FCC Should Prohibit DIRECTV's
Anti-Consumer Practices By Freezing Rates and Banning Excessive
Fees, Or Block $49 Billion AT&T Merger, Says Consumer Watchdog
Feb. 25, 2015
Consumer Watchdog today urged the
Federal Communications Commission (FCC) to reject AT&T's
proposed purchase of the satellite television company DIRECTV
unless the company agrees to eliminate DIRECTV's anti-consumer
policy of charging massive Early Termination Fees, often taken
directly from a customer's bank account or credit card without
notice.
Citing AT&T's broken promises in a
previous wireless merger, which led to higher charges for
consumers and costly equipment upgrades, the non-profit group
also called for an explicit five year freeze on DIRECTV's rates
and a guarantee that DIRECTV customers would not be required to
pay for equipment upgrades during that time.
"AT&T's proposed
$49 billion purchase of DIRECTV
offers no substantial benefits to American consumers, and will
lead to higher prices, less competition and an expansion of the
notorious anti-consumer practices that DIRECTV currently imposes
on its customers," said Consumer Watchdog founder
Harvey Rosenfield in the
letter to the FCC.
"These mega-mergers rarely benefit
anyone other than the executives of the companies involved, the
corporate-funded academics and experts who provide cover for the
glib promises and projections that perennially accompany such
applications, and the Wall Street firms that will reap hundreds
of millions in fees for doing the paperwork," wrote Consumer
Watchdog.
"The Commission should ignore the
lofty pronouncements of those who have a direct financial
interest in the proposed merger and focus instead on the
practical impact upon the companies' customers and the average
American family."
Focus on Costly, Unfair DIRECTV
Policies that Led to Consumer Lawsuits
The letter points out that DIRECTV
imposes a mandatory service term of eighteen to twenty four
months; few customers are aware of this condition prior to
signing up.

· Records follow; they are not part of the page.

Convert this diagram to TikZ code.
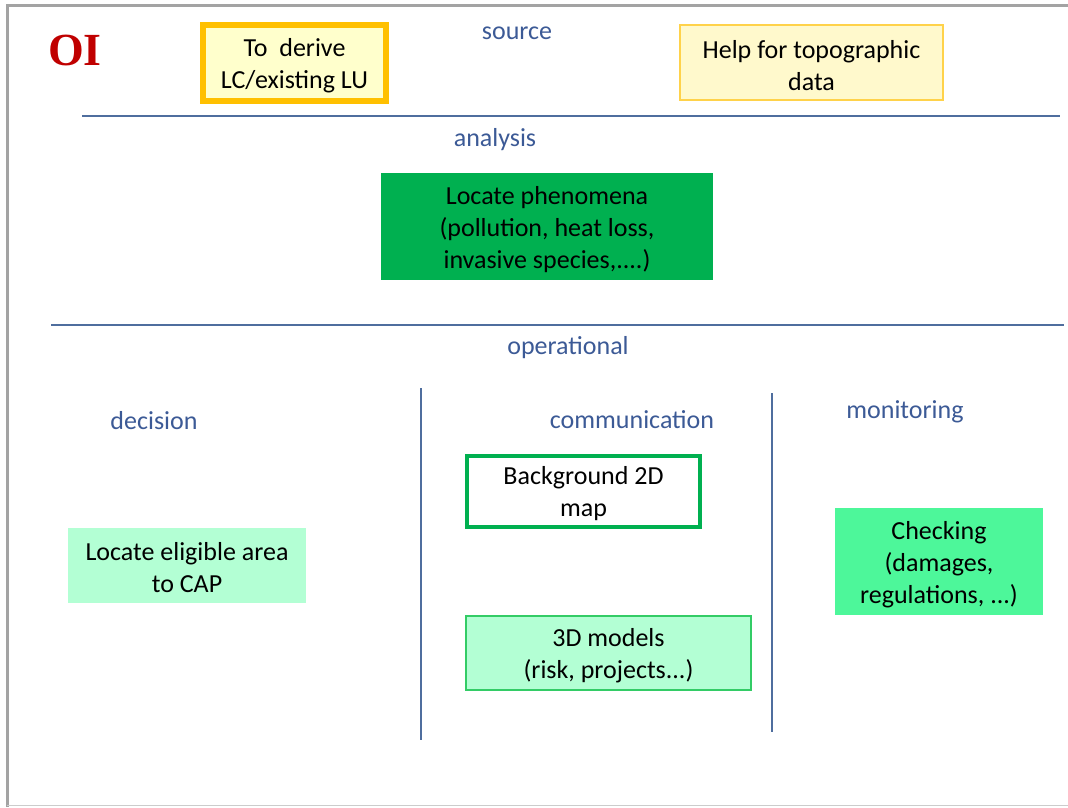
\documentclass[tikz,border=0pt]{standalone}
\usepackage{fontspec}
\setmainfont{Carlito}
\newfontfamily\oifont{Liberation Serif}
\definecolor{lblblue}{HTML}{3C5A96}
\definecolor{rulecol}{HTML}{4F6E9E}
\definecolor{orangeb}{HTML}{FFC000}
\definecolor{paleyel}{HTML}{FFFFCC}
\definecolor{paleyel2}{HTML}{FFF9CC}
\definecolor{yelb}{HTML}{FFD24A}
\definecolor{dgreen}{HTML}{00B050}
\definecolor{mint}{HTML}{B3FFD4}
\definecolor{mintb}{HTML}{33CC66}
\definecolor{midgreen}{HTML}{4DF79A}
\definecolor{oired}{HTML}{C00000}
\tikzset{
  box/.style={inner sep=0pt},
  txt/.style={inner sep=0pt, align=center, font=\fontsize{26}{32}\selectfont, text=black},
  lbl/.style={inner sep=0pt, font=\fontsize{26}{32}\selectfont, text=lblblue},
  rulel/.style={draw=rulecol, line width=2pt},
}
\begin{document}
\begin{tikzpicture}[x=1pt,y=-1pt]
\useasboundingbox (0,0) rectangle (1068,807);
\fill[white] (0,0) rectangle (1068,807);
% frame
\draw[draw=black!36, line width=3pt] (7,807) -- (7,5) -- (1068,5);
\draw[draw=black!20, line width=1.5pt] (7,805.5) -- (1068,805.5);
% OI
\node[inner sep=0pt, text=oired, font=\oifont\bfseries\fontsize{46}{50}\selectfont] (oi) at (75,50) {OI};
% source
\node[lbl] (src) at (517,33) {source};
\node[box, draw=orangeb, line width=6pt, fill=paleyel, minimum width=183pt, minimum height=76pt] (derive) at (294.5,63) {};
\node[txt] (derive-t) at ([yshift=-3pt]derive.center) {To~ derive\\LC/existing LU};
\node[box, draw=yelb, line width=1.2pt, fill=paleyel2, minimum width=263pt, minimum height=75pt] (topo) at (811.5,62.5) {};
\node[txt] (topo-t) at ([yshift=-3pt]topo.center) {Help for topographic\\data};
\coordinate (r1a) at (82,116);
\coordinate (r1b) at (1060,116);
\draw[rulel] (r1a) -- (r1b);
% analysis
\node[lbl] (ana) at (495,140) {analysis};
\node[box, fill=dgreen, minimum width=332pt, minimum height=107pt] (pheno) at (547,226) {};
\node[txt] (pheno-t) at ([yshift=-4pt]pheno.center) {Locate phenomena\\(pollution, heat loss,\\invasive species,....)};
\coordinate (r2a) at (51,325);
\coordinate (r2b) at (1064,325);
\draw[rulel] (r2a) -- (r2b);
% operational
\node[lbl] (op) at (568,348) {operational};
\node[lbl] (dec) at (154,421) {decision};
\node[lbl] (com) at (632,420) {communication};
\node[lbl] (mon) at (905,412) {monitoring};
\coordinate (v1a) at (421,388);
\coordinate (v1b) at (421,740);
\coordinate (v2a) at (772,393);
\coordinate (v2b) at (772,732);
\draw[rulel] (v1a) -- (v1b);
\draw[rulel] (v2a) -- (v2b);
\node[box, draw=dgreen, line width=4pt, fill=white, minimum width=233pt, minimum height=71pt] (bg) at (583.5,491.5) {};
\node[txt] (bg-t) at ([yshift=-2pt]bg.center) {Background 2D\\map};
\node[box, fill=mint, minimum width=238pt, minimum height=75pt] (cap) at (187,565.5) {};
\node[txt] (cap-t) at ([yshift=-2.5pt]cap.center) {Locate eligible area\\to CAP};
\node[box, draw=mintb, line width=1.2pt, fill=mint, minimum width=285pt, minimum height=74pt] (models) at (608.5,653) {};
\node[txt] (models-t) at ([yshift=-3pt]models.center) {3D models\\(risk, projects...)};
\node[box, fill=midgreen, minimum width=208pt, minimum height=107pt] (check) at (939,561.5) {};
\node[txt] (check-t) at ([yshift=-3pt]check.center) {Checking\\(damages,\\regulations, ...)};
\end{tikzpicture}
\end{document}
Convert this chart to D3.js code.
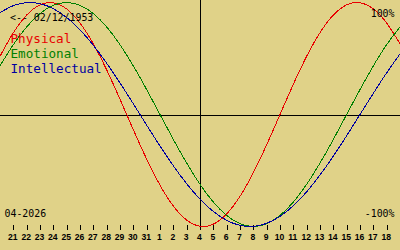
<!DOCTYPE html>
<html>
<head>
<meta charset="utf-8">
<script src="https://cdn.jsdelivr.net/npm/d3@7"></script>
<style>
html,body{margin:0;padding:0;background:#e0d288;}
svg{display:block;}
</style>
</head>
<body>
<svg id="chart" width="400" height="250"></svg>
<script>
// Days shown (Mar 20 .. Apr 19, 2026); edge days are not labelled
const days = [20,21,22,23,24,25,26,27,28,29,30,31,1,2,3,4,5,6,7,8,9,10,11,12,13,14,15,16,17,18,19];
const todayIndex = 15; // April 4
const physical = [0.5196,0.7308,0.8879,0.9791,0.9977,0.9423,0.8170,0.6311,0.3984,0.1362,-0.1362,-0.3984,-0.6311,-0.8170,-0.9423,-0.9977,-0.9791,-0.8879,-0.7308,-0.5196,-0.2698,0,0.2698,0.5196,0.7308,0.8879,0.9791,0.9977,0.9423,0.8170,0.6311];
const emotional = [0.4339,0.6235,0.7818,0.9010,0.9749,1,0.9749,0.9010,0.7818,0.6235,0.4339,0.2225,0,-0.2225,-0.4339,-0.6235,-0.7818,-0.9010,-0.9749,-1,-0.9749,-0.9010,-0.7818,-0.6235,-0.4339,-0.2225,0,0.2225,0.4339,0.6235,0.7818];
const intellectual = [0.9096,0.9718,0.9989,0.9898,0.9450,0.8660,0.7557,0.6182,0.4582,0.2817,0.0951,-0.0951,-0.2817,-0.4582,-0.6182,-0.7557,-0.8660,-0.9450,-0.9898,-0.9989,-0.9718,-0.9096,-0.8146,-0.6901,-0.5406,-0.3717,-0.1893,0,0.1893,0.3717,0.5406];
const seriesNames = ["Physical","Emotional","Intellectual"];
const seriesColors = ["#e80000","#008000","#0000a0"];
const birthLabel = "<-- 02/12/1953";
const monthLabel = "04-2026";
const topLabel = "100%";
const bottomLabel = "-100%";

const svg = d3.select("#chart");
const W = 400;
const x = d3.scaleLinear().domain([0, days.length - 1]).range([0, W]);
const y = d3.scaleLinear().domain([-1, 1]).range([226.5, 2.5]);

// axes cross
svg.append("line")
  .attr("x1", 0).attr("x2", W)
  .attr("y1", Math.floor(y(0)) + 1.5).attr("y2", Math.floor(y(0)) + 1.5)
  .attr("stroke", "#000").attr("stroke-width", 1).attr("shape-rendering", "crispEdges");
svg.append("line")
  .attr("x1", Math.floor(x(todayIndex)) + 0.5).attr("x2", Math.floor(x(todayIndex)) + 0.5)
  .attr("y1", 0).attr("y2", 226)
  .attr("stroke", "#000").attr("stroke-width", 1).attr("shape-rendering", "crispEdges");

// day ticks
const axis = d3.axisBottom(x)
  .tickValues(d3.range(1, days.length - 1))
  .tickFormat(i => days[i])
  .tickSize(5)
  .tickPadding(3);
const gAxis = svg.append("g").attr("transform", "translate(0,225)").call(axis);
gAxis.select(".domain").remove();
gAxis.selectAll(".tick line").attr("stroke", "#000").attr("shape-rendering", "crispEdges");
gAxis.selectAll(".tick text")
  .attr("fill", "#000")
  .attr("font-family", "Liberation Sans, Arial, sans-serif")
  .attr("font-weight", "bold")
  .attr("font-size", 8.6)
  .attr("dy", null)
  .attr("y", 15)
  .attr("dx", -1);

// curves
const seriesData = [physical, emotional, intellectual];
const line = d3.line().x((d, i) => x(i)).y(d => y(d)).curve(d3.curveNatural);
seriesData.forEach((vals, k) => {
  svg.append("path")
    .attr("d", line(vals))
    .attr("fill", "none")
    .attr("stroke", seriesColors[k])
    .attr("stroke-width", 1)
    .attr("shape-rendering", "crispEdges");
});

// texts
const mono = "DejaVu Sans Mono, Liberation Mono, monospace";
function monoText(str, xPos, yPos, size, charW, color, anchorEnd) {
  const w = str.length * charW;
  svg.append("text")
    .attr("x", anchorEnd ? xPos - w : xPos).attr("y", yPos)
    .attr("font-family", mono).attr("font-size", size)
    .attr("textLength", w).attr("lengthAdjust", "spacingAndGlyphs")
    .attr("fill", color).text(str);
}
monoText(birthLabel, 10, 21, 11, 5.95, "#000", false);
seriesNames.forEach((n, k) => monoText(n, 10.5, 43 + 15 * k, 13, 7.6, seriesColors[k], false));
monoText(monthLabel, 4.5, 216.5, 11, 5.95, "#000", false);
monoText(topLabel, 394.5, 16.5, 11, 5.95, "#000", true);
monoText(bottomLabel, 394.5, 216.5, 11, 5.95, "#000", true);
</script>
</body>
</html>
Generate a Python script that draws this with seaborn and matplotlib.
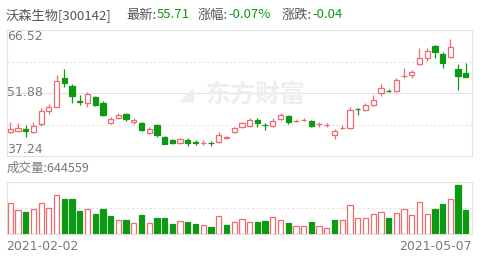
import matplotlib
matplotlib.use("Agg")
import matplotlib.pyplot as plt
import seaborn as sns
import numpy as np

sns.set_theme(style="white")
plt.rcParams['font.family'] = ['Noto Sans CJK SC', 'DejaVu Sans']

# ---- quote header ----
stock_name = "沃森生物"
stock_code = "300142"
last_price = 55.71
pct_change = -0.07
abs_change = -0.04
last_volume = 644559
start_date = "2021-02-02"
end_date = "2021-05-07"

# ---- daily OHLC ----
opens = [42.75, 43.05, 43.44, 42.88, 44.60, 47.70, 48.69, 55.43, 53.51, 50.02,
         49.49, 50.88, 49.49, 44.98, 46.00, 46.93, 45.21, 44.98, 42.51, 44.44,
         41.77, 40.96, 40.19, 40.96, 40.38, 40.31, 40.22, 40.42, 41.35, 42.75,
         44.05, 44.28, 45.60, 44.49, 44.28, 45.84, 46.60, 45.42, 45.58, 45.44,
         44.58, 44.42, 42.12, 43.66, 43.68, 48.13, 47.93, 49.09, 51.81, 52.44,
         52.34, 55.81, 56.06, 58.55, 60.08, 62.87, 60.94, 60.18, 57.46, 56.60]
highs = [45.07, 44.84, 44.44, 45.21, 48.32, 49.25, 56.06, 57.46, 53.90, 51.41,
         52.18, 51.25, 50.02, 46.37, 47.30, 47.16, 46.00, 45.21, 44.05, 44.74,
         41.96, 41.19, 41.49, 41.35, 40.96, 40.96, 40.72, 42.75, 41.89, 44.05,
         45.21, 46.14, 46.00, 44.84, 46.00, 47.16, 46.77, 45.84, 46.14, 45.60,
         45.07, 44.84, 43.51, 44.44, 48.69, 48.32, 49.49, 51.41, 53.90, 52.81,
         55.43, 57.62, 57.22, 62.41, 62.27, 63.03, 61.48, 64.43, 58.55, 58.78]
lows = [42.58, 42.75, 41.72, 42.51, 44.21, 46.93, 48.60, 53.34, 49.49, 49.09,
        48.69, 48.93, 46.60, 44.60, 45.77, 45.44, 44.60, 43.05, 42.35, 41.72,
        39.96, 40.03, 40.10, 39.63, 39.84, 39.79, 39.63, 40.19, 41.19, 42.51,
        43.81, 44.05, 44.05, 43.28, 44.05, 45.60, 44.74, 45.07, 45.37, 44.05,
        44.05, 43.98, 41.19, 43.51, 43.51, 46.77, 47.70, 48.93, 51.25, 52.18,
        52.18, 55.29, 55.43, 58.39, 59.32, 59.94, 57.76, 60.08, 52.58, 55.50]
closes = [43.51, 43.81, 43.05, 44.21, 47.70, 48.69, 54.67, 54.13, 51.18, 49.72,
          51.58, 49.09, 46.77, 45.77, 46.77, 45.84, 45.60, 43.28, 43.51, 42.12,
          40.14, 40.19, 41.12, 40.33, 40.33, 40.36, 40.17, 42.12, 41.72, 43.68,
          44.84, 45.60, 44.84, 44.44, 45.44, 46.77, 45.21, 45.46, 45.62, 44.28,
          44.62, 44.46, 43.05, 43.70, 47.93, 48.07, 49.09, 50.25, 53.11, 52.39,
          54.90, 55.85, 56.83, 59.94, 61.64, 61.48, 58.78, 62.50, 55.75, 55.71]
volumes = [824000, 645000, 600000, 680000, 824000, 698000, 1047000, 949000, 949000, 618000,
           662000, 537000, 680000, 483000, 367000, 367000, 295000, 501000, 295000, 430000,
           430000, 278000, 349000, 313000, 278000, 233000, 188000, 474000, 251000, 331000,
           394000, 322000, 322000, 349000, 448000, 376000, 286000, 215000, 215000, 331000,
           206000, 170000, 385000, 385000, 779000, 421000, 430000, 537000, 582000, 439000,
           555000, 671000, 501000, 850000, 537000, 680000, 815000, 931000, 1316000, 644559]
# day-over-day direction used for the volume bars (1 = up, 0 = down)
volume_up = [1, 1, 0, 1, 1, 1, 1, 0, 0, 0, 1, 0, 0, 0, 1, 0, 1, 0, 1, 0,
             0, 0, 1, 0, 0, 1, 0, 1, 0, 1, 1, 1, 0, 0, 1, 1, 0, 1, 1, 0,
             1, 1, 0, 1, 1, 1, 1, 1, 1, 0, 1, 1, 1, 1, 1, 0, 0, 1, 0, 0]

price_min, price_max = 37.24, 66.52

RED = "#f06a70"
GREEN = "#0c9a12"
GRID = "#e2e2e2"
LABEL = "#7a7a7a"

W, H = 499, 261
fig = plt.figure(figsize=(W / 100, H / 100), dpi=100)
fig.patch.set_facecolor("white")

left, right = 7, 472
ax_p = fig.add_axes([left / W, (H - 156) / H, (right - left) / W, 126 / H])
ax_v = fig.add_axes([left / W, (H - 234) / H, (right - left) / W, 52 / H])

n = len(closes)
x = np.arange(n)
xlim = (-0.42, n - 1 + 0.8)
body_w = 0.68

# ---- candlesticks ----
for i in x:
    o, h, l, c = opens[i], highs[i], lows[i], closes[i]
    up = c >= o
    col = RED if up else GREEN
    top, bot = max(o, c), min(o, c)
    ax_p.vlines(i, top, h, color=col, lw=0.9, zorder=2)
    ax_p.vlines(i, l, bot, color=col, lw=0.9, zorder=2)
    height = max(top - bot, 0.02)
    if up:
        ax_p.bar(i, height, bottom=bot, width=body_w, facecolor="white",
                 edgecolor=col, linewidth=0.9, zorder=3)
    else:
        ax_p.bar(i, height, bottom=bot, width=body_w, facecolor=col,
                 edgecolor=col, linewidth=0.9, zorder=3)

ax_p.set_xlim(*xlim)
ax_p.set_ylim(price_min, price_max)
span = price_max - price_min
for k, ls in [(0.25, (0, (2, 2))), (0.5, "-"), (0.75, (0, (2, 2)))]:
    ax_p.axhline(price_min + span * k, color=GRID, lw=0.8, ls=ls, zorder=0)

# watermark
ax_p.text(0.535, 0.49, "东方财富", transform=ax_p.transAxes, fontsize=18,
          fontweight="bold", color="#eeeeee", ha="center", va="center", zorder=1)
ax_p.text(0.385, 0.49, "◢", transform=ax_p.transAxes, fontsize=14,
          color="#eeeeee", ha="center", va="center", zorder=1,
          family=["DejaVu Sans"])

mid = (price_min + price_max) / 2
ax_p.text(0.0, price_max, f"{price_max:.2f}", transform=ax_p.get_yaxis_transform(),
          fontsize=9, color=LABEL, ha="left", va="top", family=["DejaVu Sans"])
ax_p.text(0.0, mid, f"{mid:.2f}", transform=ax_p.get_yaxis_transform(),
          fontsize=9, color=LABEL, ha="left", va="center", family=["DejaVu Sans"])
ax_p.text(0.0, price_min, f"{price_min:.2f}", transform=ax_p.get_yaxis_transform(),
          fontsize=9, color=LABEL, ha="left", va="bottom", family=["DejaVu Sans"])

# ---- volume bars ----
vmax = max(volumes) * 1.06
for i in x:
    col = RED if volume_up[i] else GREEN
    if volume_up[i]:
        ax_v.bar(i, volumes[i], width=body_w, facecolor="white", edgecolor=col,
                 linewidth=0.9, zorder=3)
    else:
        ax_v.bar(i, volumes[i], width=body_w, facecolor=col, edgecolor=col,
                 linewidth=0.9, zorder=3)
ax_v.set_xlim(*xlim)
ax_v.set_ylim(0, vmax)
ax_v.axhline(vmax / 2, color=GRID, lw=0.8, ls=(0, (2, 2)), zorder=0)

for ax in (ax_p, ax_v):
    ax.set_xticks([])
    ax.set_yticks([])
    for s in ax.spines.values():
        s.set_color(GRID)
        s.set_linewidth(0.8)
    ax.set_facecolor("white")

# ---- header texts: each label is followed directly by its value ----
fs = 9.5
y_head = 1 - 15 / H
renderer = fig.canvas.get_renderer()
groups = [
    (6, [(f"{stock_name}[{stock_code}]", "#555555")]),
    (126, [("最新:", "#555555"), (f"{last_price:.2f}", GREEN)]),
    (198, [("涨幅:", "#555555"), (f"{pct_change:.2f}%", GREEN)]),
    (282, [("涨跌:", "#555555"), (f"{abs_change:.2f}", GREEN)]),
]
for px, items in groups:
    cur = px
    for s, c in items:
        t = fig.text(cur / W, y_head, s, fontsize=fs, color=c, ha="left", va="center")
        cur += t.get_window_extent(renderer).width + 0.5

fig.text(7 / W, 1 - 168 / H, f"成交量:{last_volume}", fontsize=9, color=LABEL,
         ha="left", va="center")
fig.text(6 / W, 1 - 247 / H, start_date, fontsize=9, color=LABEL, ha="left",
         va="center", family=["DejaVu Sans"])
fig.text(472 / W, 1 - 247 / H, end_date, fontsize=9, color=LABEL, ha="right",
         va="center", family=["DejaVu Sans"])

fig.savefig("out.png", dpi=100, facecolor="white")
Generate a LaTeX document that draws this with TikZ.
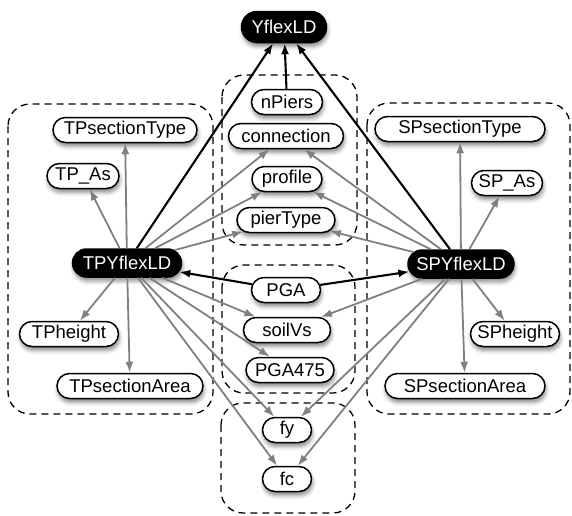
\documentclass[tikz,border=0pt]{standalone}
\usepackage{fontspec}
\setmainfont{Liberation Sans}
\usetikzlibrary{shapes.misc,arrows.meta,shadows.blur}

\definecolor{edgegray}{RGB}{128,128,128}

\tikzset{
  var/.style={rounded rectangle, draw=black, line width=1.5pt, fill=white,
    minimum height=25pt, inner xsep=3pt, inner ysep=0pt,
    font=\fontsize{18.5}{20}\selectfont,
    blur shadow={shadow xshift=1pt, shadow yshift=-4pt,
      shadow blur radius=4pt, shadow opacity=45}},
  outvar/.style={var, fill=black, text=white, minimum height=28pt},
  group/.style={draw=black, line width=1.3pt, dash pattern=on 7pt off 5pt,
    rounded corners=22pt},
  dep/.style={draw=edgegray, line width=1.8pt,
    -{Latex[length=11pt,width=8pt]}},
  key/.style={draw=black, line width=2.1pt,
    -{Latex[length=11pt,width=8pt]}},
}

\begin{document}
\begin{tikzpicture}[x=1pt, y=-1pt]
\useasboundingbox (0,0) rectangle (572,515);

% dashed groupings
\draw[group] (8,104) rectangle (213,414);
\draw[group] (222,75) rectangle (357,245);
\draw[group] (222,265) rectangle (355,393);
\draw[group] (221,403) rectangle (355,513);
\draw[group] (367,103) rectangle (570,414);

% output variable
\node[outvar, minimum width=91pt, minimum height=31pt] (Y) at (284,27) {YflexLD};

% shared structural variables
\node[var, minimum width=77pt]  (nPiers)     at (287,102) {nPiers};
\node[var, minimum width=121pt] (connection) at (286,136) {connection};
\node[var, minimum width=76pt]  (profile)    at (287,179) {profile};
\node[var, minimum width=104pt] (pierType)   at (286,220) {pierType};

% TP side
\node[var, minimum width=150pt] (TPsecType) at (125,130) {TPsectionType};
\node[var, minimum width=78pt]  (TPAs)      at (83,176)  {TP\_As};
\node[outvar, minimum width=115pt] (TPY)    at (127,263) {TPYflexLD};
\node[var, minimum width=105pt] (TPheight)  at (69,334)  {TPheight};
\node[var, minimum width=152pt] (TPsecArea) at (130,386) {TPsectionArea};

% SP side
\node[var, minimum width=176pt] (SPsecType) at (460,129) {SPsectionType};
\node[var, minimum width=77pt]  (SPAs)      at (507,183) {SP\_As};
\node[outvar, minimum width=112pt] (SPY)    at (461,264) {SPYflexLD};
\node[var, minimum width=95pt]  (SPheight)  at (515,334) {SPheight};
\node[var, minimum width=166pt] (SPsecArea) at (465,386) {SPsectionArea};

% site variables
\node[var, minimum width=75pt] (PGA)    at (286,290) {PGA};
\node[var, minimum width=93pt] (soilVs) at (287,330) {soilVs};
\node[var, minimum width=94pt] (PGA475) at (290,370) {PGA475};

% material variables
\node[var, minimum width=55pt] (fy) at (287,430) {fy};
\node[var, minimum width=55pt] (fc) at (287,479) {fc};

% main dependencies
\draw[key] (TPY) -- (Y);
\draw[key] (nPiers) -- (Y);
\draw[key] (SPY) -- (Y);
\draw[key] (PGA) -- (TPY);
\draw[key] (PGA) -- (SPY);

% TP dependencies
\foreach \t in {TPsecType,TPAs,connection,profile,pierType,TPheight,TPsecArea,soilVs,PGA475,fy,fc}
  \draw[dep] (TPY) -- (\t);

% SP dependencies
\foreach \t in {SPsecType,SPAs,connection,profile,pierType,SPheight,SPsecArea,soilVs,fy,fc}
  \draw[dep] (SPY) -- (\t);

\end{tikzpicture}
\end{document}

The company routinely extends this "contractual
obligation" by another year or two if malfunctioning equipment
needs to be replaced, or the customer decides to make a change
to programming or other services.
Customers who terminate service are
charged an "early cancellation fee" of up to
$480, regardless of the reason,
plus a "deactivation fee." Customers are forced to pay these
penalties even if their equipment could not be installed, they
moved and DIRECTV service isn't available in the new location,
or the equipment stopped working.
Worse, DIRECTV often charges these
cancellation fees directly to their customers' credit cards, or
even takes the funds out of their checking accounts, without the
knowledge or approval of the customer. Many customers who were
victimized by this practice incurred substantial additional bank
fees as a result.
In response to complaints from DIRECTV
customers, Consumer Watchdog lawyers filed a lawsuit in
California in 2008 challenging these practices on
their behalf. (Imburgia and Greiner v. DIRECTV, Los
Angeles Superior Court No. BC 398295). Seven years later,
DIRECTV is still fighting the case in the courts, arguing that
its customers are bound by an arbitration clause barring
lawsuits against the company. The U.S. Supreme Court is expected
to rule on DIRECTV's petition for review in the next few weeks.
Problems After Last AT&T Merger
Shows FCC Must Order "Citizen-Enforceable" Protections
Consumer Watchdog urged the FCC to
reject AT&T's rosy projections and vague promises of consumer
benefits from the proposed merger. The company made virtually
identical promises to the FCC in 2004 when it sought to merge
with Cingular. Once that 2004 merger was approved, however, the
company forced AT&T customers to buy new phones and costlier
plans--or be slapped with large "early termination fees."
The letter provides a side-by-side
comparison of the company's promises in 2004 – later broken –
and its nearly identical promises today.
Noting that AT&T is once again
mounting a multi-million dollar lobbying and public relations
campaign to win approval of the merger, Rosenfield said,
"Nothing in the present merger application – including its
vague, loophole ridden "assurances" – provides any concrete,
objective, measurable and citizen-enforceable assurances
that the combined company will not raise prices or utilize some
version of the tactics it employed after the merger with
Cingular in order to impose additional, unnecessary and improper
charges on DIRECTV customers."
Consumer Watchdog called upon the
Commission to impose the following conditions if it is inclined
to approve the merger:
- Discontinue the imposition of Early Termination Fees or
similar charges;
- Cease debiting customers' bank or credit card accounts
for non-recurring charges or fees;
- Eliminate and cease enforcement of arbitration clauses;
- Maintain the rate structure currently in place for
programming for a period of at least five years, unless the
Commission expressly authorizes a change;
- Maintain consumer access to programming with existing
technology, without any charges for equipment or other
upgrades – or provide any required equipment upgrades to
customers at no charge – for a period of five years.